I guess the one thing that I think has really hit the forefront more in the last two or three years of course is greenhouse gas emissions and carbon intensity for sure. We are very public in terms of setting our objectives on carbon intensity and to meet that, everything that we bring into our portfolio must be certainly in the first quartile of the industry’s greenhouse gas intensity. And you know, we target in each individual sector to have a leading greenhouse gas intensity.

Q: How are you finding conversations with partners in terms of alignment of interests?

A: We've made somewhat of a pivot here in the last two or three years in Exxon, where we are spreading our capital dollars across less assets. We’re really focused on our core assets in terms of where we're spending our capital.

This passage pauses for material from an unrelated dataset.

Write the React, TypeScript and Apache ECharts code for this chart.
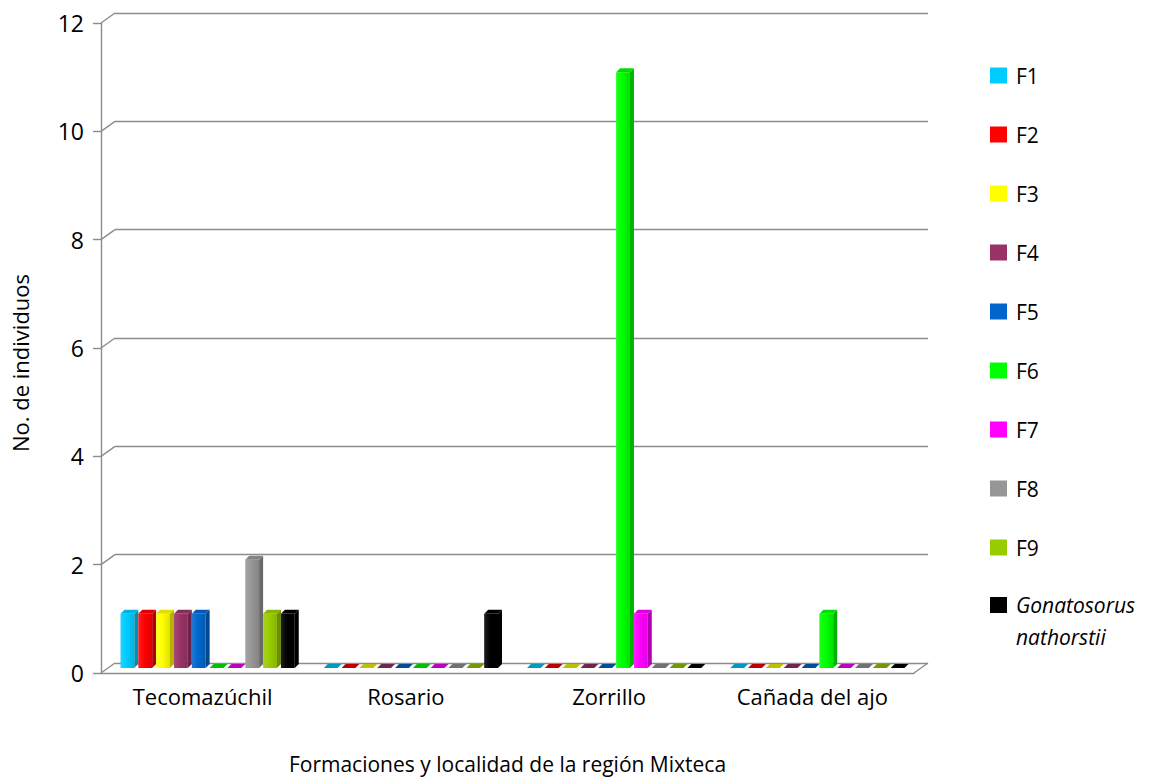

When you do that, you have a better chance of alignment. If you are the operator — and I'm sort of pretty keen that we are the operator in the majority of what we do — then that gives you a much higher chance of being able to lead your partners to that point.

Having said that, I would say in all the assets that we are spending significant capital dollars we've got very good alignment with all of the partners and with the host governments because this whole drive toward decarbonization is a world issue. It's an industry issue as well as an Exxon Mobil issue. We all want to achieve the same objective. It's just how efficiently can you get there and at what pace do you get it? We have a great, great determination, as I said, where we're spending our capital dollars to be industry leading and as a minimum first quartile in terms of greenhouse gas intensity. And the reason for that is quite simple — we can't reach our corporate objectives unless we do that.